Everyone thinks they're right after all. David Cameron isn't a wicked man bent on sucking everything decent out of the world. Margaret Thatcher believed she was right and that what she was doing was beneficial to the nation and the world. I do think she was blind to something privately vengeful in herself, but that's just my opinion, even if I recognise the same thing in myself and I'm not, therefore, accusing her of anything that doesn't taint myself as well.

The Israelis think they're right blockading Gaza. The terrorists operating inside Gaza, firing rockets into Israel, think they're right to do that.
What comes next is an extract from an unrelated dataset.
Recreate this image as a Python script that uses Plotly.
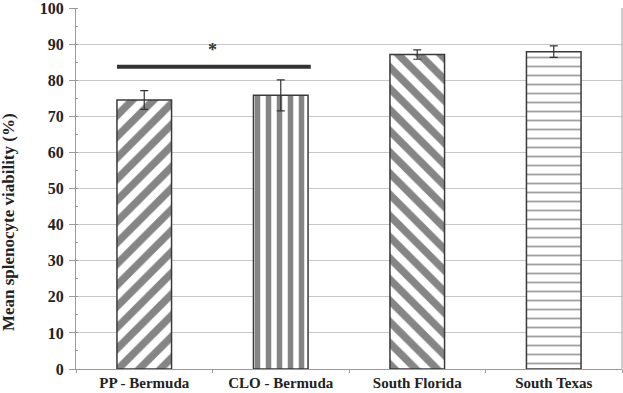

Mystifyingly, even the people who hijacked the planes on 9/11 thought there was a redeeming purpose to their act, however much of a violation of every standard of decency and respect for life it might have seemed to the rest of us.

I don't really want to be just another angry voice snarling in cyberspace at everybody who doesn't agree with me. It just roots others in their opinions anyway, and limits the possibility of constructive dialogue. And without dialogue between opposing factions all you get is mistrust, violence and war. And what the hell do I know about anything? I can't even get my tv to work.

A socially engaged person, if he or she really wants to do some good in the world, speaks less and acts more, I think. If I have any ability with words (and you'll hear differing opinions on that one), I can use it to bring attention to people and animals and places that need your help, but perhaps I should stop poisoning your good will in advance by ranting about the enemy (again, a matter of perspective) as if I had rabies.

Tuesday, June 08, 2010

Maggie's Farm Revived

I have been given a vuvuzela and a Chinese lantern today. Now even the sight of Margaret Thatcher back in Downing Street on the steps of No. 10 with Prime Minister Cleggeron can't completely ruin my evening!

Although I must confess that seething hatred seized me when I saw her, and that it was directed not only at her but at the manipulating, duplicitous Tory swine who fooled a third of the country into believing they had disowned their vicious, homophobic, misogynistic, socially ruinous past; and the massively hypocritical, unprincipled Lliberal Democrat leaders who are clearly prepared to do anything, however distasteful, to leap out of the minnow pond and swim with the big fish for a couple of dizzying years in their sorry, anonymous history.
 
 

Sunday, June 06, 2010

Story

I went to a wonderful bbq with old and new friends yesterday afternoon. Then I spent the night with someone special while the lightning flashed and the thunder crashed outside. A mighty rain and stiflingly hot air followed the storm. We had to open the windows in the bedroom just to sleep. At 3.50 am we were woken up by the beautiful, busy, natural sound of the birds in the trees singing in the new day. It seems louder then because there are no cars or lawn mowers or ipods."They're talking to each other about what a great storm we had last night," I suggested. Now it's nearly lunchtime. She's stretched out on the sofa underneath a brown wool blanket. I had a long-haired black cat beside me a moment ago, but when a bird called in the garden he got up quickly and ran outside. The remnants of my coffee are resting on my belly's ample curve as I write one-fingered on her laptop. I am happy.